Now a season-best 11 games over .500 at 29-18, the Reds can return to Cincinnati feeling very good. They won seven of nine during a 10-day road trip through Miami, Philadelphia and New York -- including sweeps of the Marlins and Mets -- to improve to 13-12 on the road. All three NL East teams are struggling, but no points are deducted in the win column for beating up on weaker clubs.

"It's big," said shortstop Zack Cozart, who had a career-high four hits on Wednesday and scored two runs. "Everybody has been talking about how we haven't been winning on the road.

"It's baseball, and you still have to play the games. Just because we're playing teams -- record-wise -- that weren't as good, we have to take care of business, and we did that."

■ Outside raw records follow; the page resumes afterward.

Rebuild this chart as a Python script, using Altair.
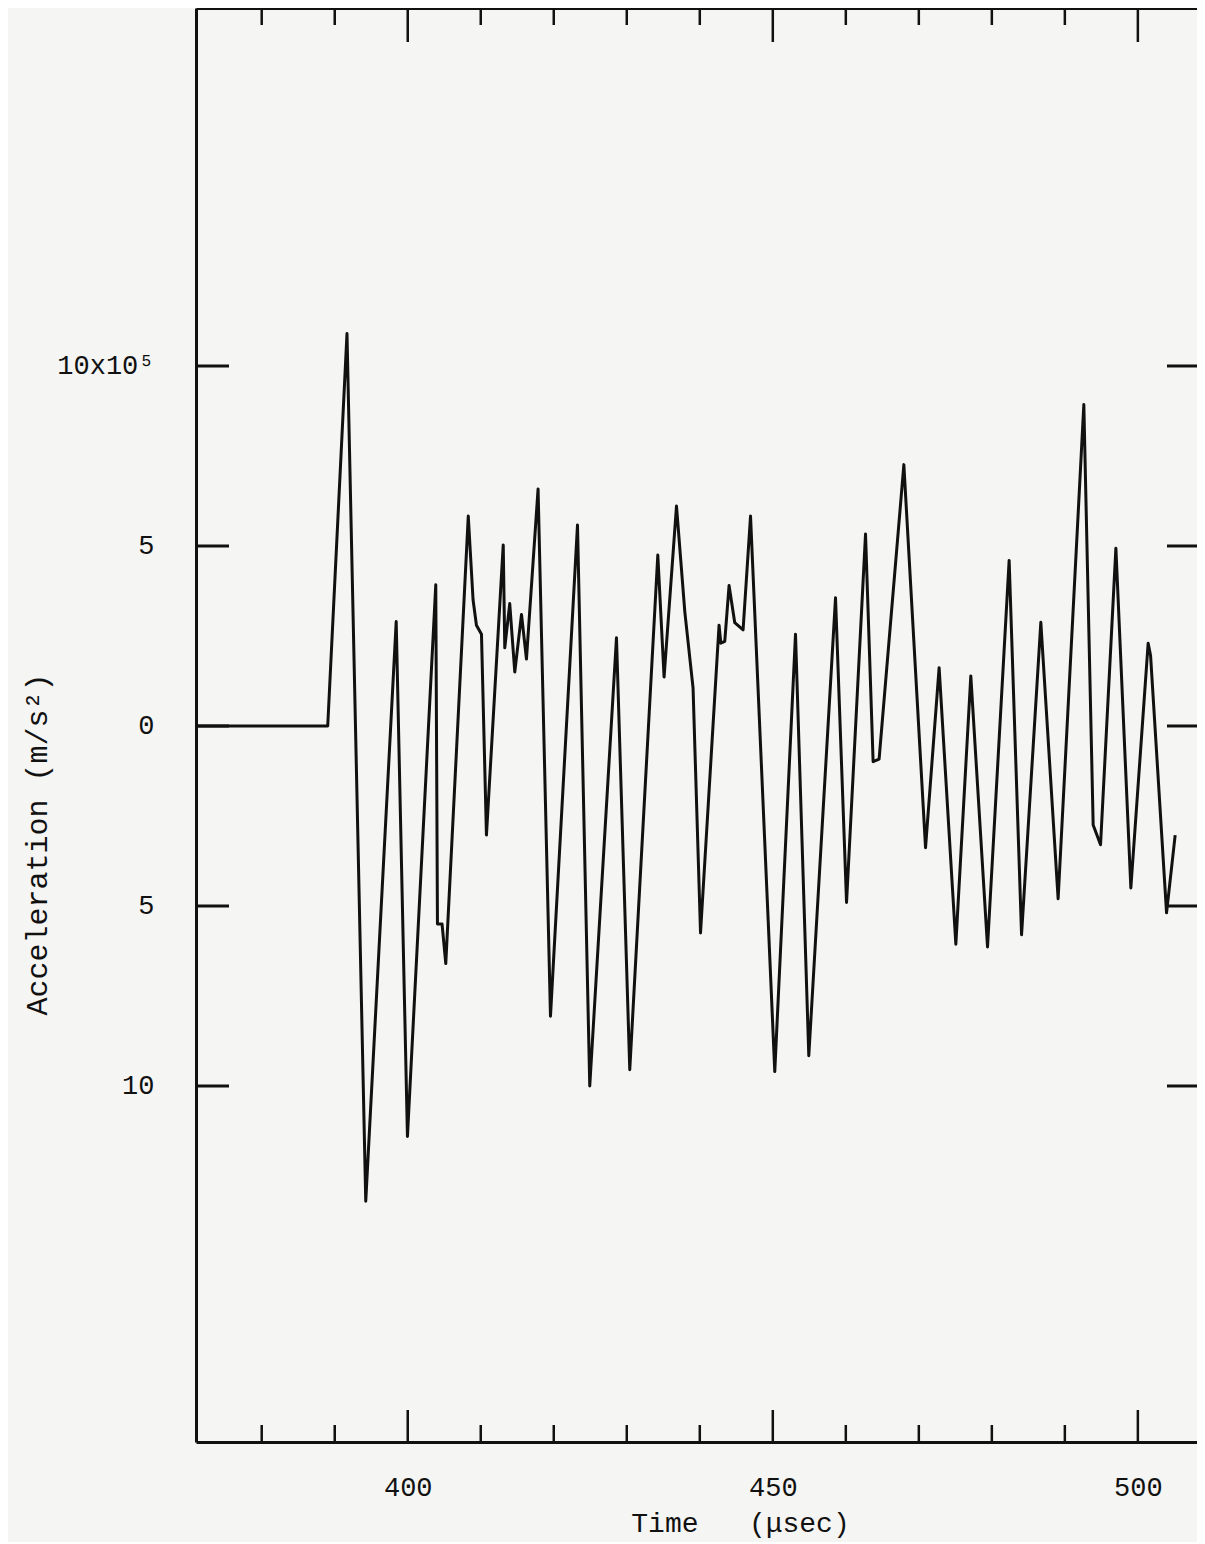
import altair as alt
import pandas as pd

# ---- data (time in microseconds, acceleration in 10^5 m/s^2)
time_us = [371.0, 389.04, 391.68, 394.25, 398.42, 399.96, 403.84, 404.07, 404.70, 405.21,
           408.29, 408.95, 409.41, 410.10, 410.78, 413.08, 413.29, 413.97, 414.66, 415.58,
           416.26, 417.85, 419.55, 423.25, 424.93, 428.59, 430.41, 434.25, 435.11, 436.81,
           437.95, 439.08, 440.10, 442.64, 442.88, 443.42, 444.01, 444.79, 445.93, 446.95,
           450.27, 453.11, 454.93, 458.59, 460.10, 462.70, 463.74, 464.56, 467.95, 470.92,
           472.78, 475.07, 477.12, 479.41, 482.37, 484.07, 486.71, 489.08, 492.60, 493.88,
           494.89, 496.99, 499.04, 501.41, 501.74, 503.93, 505.11]
accel = [0, 0, 10.9, -13.2, 2.9, -11.4, 3.92, -5.5, -5.5, -6.6,
         5.83, 3.5, 2.8, 2.55, -3.03, 5.03, 2.17, 3.4, 1.5, 3.1,
         1.86, 6.58, -8.06, 5.58, -10.0, 2.45, -9.55, 4.75, 1.36, 6.11,
         3.17, 1.05, -5.75, 2.8, 2.3, 2.35, 3.9, 2.87, 2.67, 5.83,
         -9.6, 2.55, -9.16, 3.56, -4.9, 5.33, -0.99, -0.92, 7.26, -3.38,
         1.62, -6.06, 1.39, -6.14, 4.6, -5.8, 2.88, -4.8, 8.93, -2.75,
         -3.3, 4.94, -4.5, 2.3, 1.96, -5.19, -3.03]

x_major = [400, 450, 500]
x_minor = [380, 390, 410, 420, 430, 440, 460, 470, 480, 490]
y_ticks = [-10, -5, 0, 5, 10]

# ---- layout
W, H = 1001, 1434
FONT = "Liberation Mono"
INK = "#111111"

df = pd.DataFrame({"t": time_us, "a": accel})
xscale = alt.Scale(domain=[371.0, 508.1], nice=False, zero=False)
yscale = alt.Scale(domain=[-19.889, 19.944], nice=False, zero=False)

x_axis = alt.Axis(
    orient="bottom", values=x_major, grid=False, ticks=False, domain=True,
    domainColor=INK, domainWidth=3, labelFont=FONT, labelFontSize=27,
    labelColor=INK, labelPadding=32, labelFlush=False, labelOverlap=False,
    title="Time\u00a0\u00a0\u00a0(\u03bcsec)", titleFont=FONT, titleFontSize=28,
    titleFontWeight="normal", titleColor=INK, titleX=544, titleY=89,
    titleBaseline="alphabetic",
)
y_axis = alt.Axis(
    orient="left", values=y_ticks, grid=False, ticks=False, domain=True,
    domainColor=INK, domainWidth=3, labelFont=FONT, labelFontSize=27,
    labelColor=INK, labelPadding=42, labelOverlap=False,
    labelExpr="datum.value == 10 ? '10x10\u2075' : '' + abs(datum.value)",
    title="Acceleration (m/s\u00b2)", titleFont=FONT, titleFontSize=30,
    titleFontWeight="normal", titleColor=INK, titleX=-150, titleY=836,
    titleAngle=270, titleBaseline="alphabetic",
)

line = alt.Chart(df).mark_line(color=INK, strokeWidth=3, strokeJoin="round").encode(
    x=alt.X("t:Q", scale=xscale, axis=x_axis),
    y=alt.Y("a:Q", scale=yscale, axis=y_axis),
)

top_axis = alt.Axis(orient="top", labels=False, ticks=False, grid=False, domain=True,
                    domainColor=INK, domainWidth=3, title=None)

minor_df = pd.DataFrame({"t": x_minor})
major_df = pd.DataFrame({"t": x_major})
yt_df = pd.DataFrame({"v": y_ticks})

top_minor = alt.Chart(minor_df).mark_rule(color=INK, strokeWidth=2.5).encode(
    x=alt.X("t:Q", scale=xscale, axis=top_axis), y=alt.value(0), y2=alt.value(17))
top_major = alt.Chart(major_df).mark_rule(color=INK, strokeWidth=2.5).encode(
    x=alt.X("t:Q", scale=xscale, axis=None), y=alt.value(0), y2=alt.value(34))
bot_minor = alt.Chart(minor_df).mark_rule(color=INK, strokeWidth=2.5).encode(
    x=alt.X("t:Q", scale=xscale, axis=None), y=alt.value(H), y2=alt.value(H - 17))
bot_major = alt.Chart(major_df).mark_rule(color=INK, strokeWidth=2.5).encode(
    x=alt.X("t:Q", scale=xscale, axis=None), y=alt.value(H), y2=alt.value(H - 32))
left_ticks = alt.Chart(yt_df).mark_rule(color=INK, strokeWidth=3).encode(
    y=alt.Y("v:Q", scale=yscale, axis=None), x=alt.value(0), x2=alt.value(33))
right_ticks = alt.Chart(yt_df).mark_rule(color=INK, strokeWidth=3).encode(
    y=alt.Y("v:Q", scale=yscale, axis=None), x=alt.value(W - 30), x2=alt.value(W))

chart = alt.layer(
    line, top_minor, top_major, bot_minor, bot_major, left_ticks, right_ticks
).resolve_axis(x="independent", y="independent").properties(
    width=W, height=H,
    padding={"left": 188, "top": 0, "right": 0, "bottom": 100},
    autosize=alt.AutoSizeParams(type="none"),
    background="#f5f5f3",
).configure_view(stroke="transparent")

chart.save("out.html", embed_options={"renderer": "svg", "actions": False})
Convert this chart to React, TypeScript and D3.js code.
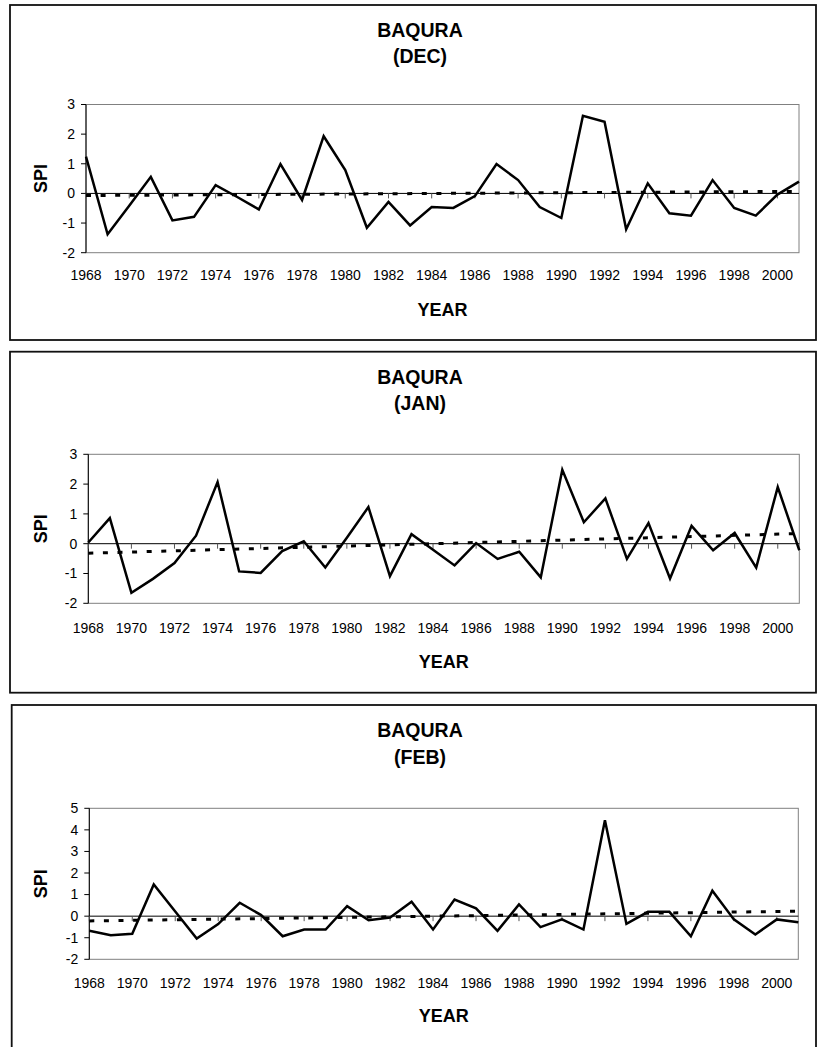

What was billed as a much-ballyhooed matchup between young power arms Mat Latos and Matt Harvey resulted in neither starting pitcher figuring in the decision.

Harvey finished with four runs allowed on nine hits over 6 1/3 innings. He walked three and struck out six. The Reds took a 2-1 lead against him in the third inning when Joey Votto jumped on a 96-mph fastball on a 3-0 count and hit a two-run homer to left field, extending his hitting streak to 12 games.

It was the second time in Harvey's 20-start big league career that an opponent scored four runs against him. No player until Cozart had collected three hits against him in a big league game.

"We knew he had good stuff coming into the game," said Cozart, who also robbed David Wright of a hit in the third inning to save a run. "I don't know what it did to me, if it heightened my awareness or what, but I thought I saw him pretty good."

Latos was poised to outduel Harvey, but he gave up two runs of his own in the bottom of the seventh. Daniel Murphy hit a two-out RBI single to center field that scored Ruben Tejada. With lefty reliever Sean Marshall unavailable because of a sore shoulder, Latos remained in the game to face lefty hitter Rick Ankiel. The result was Ankiel lifting an RBI triple off the wall near the left-field corner.

Latos ended up allowing four earned runs on eight hits over 6 2/3 innings with one walk and four strikeouts.

"Latos was very good," Baker said. "We just have to get him over that hump at kind of the same time in the game. Some kind of way, adverse things happened around the seventh [inning] or that 100-pitch mark. He went into that inning with 88 pitches. We were hoping he could get through that inning and turn it over to our bullpen."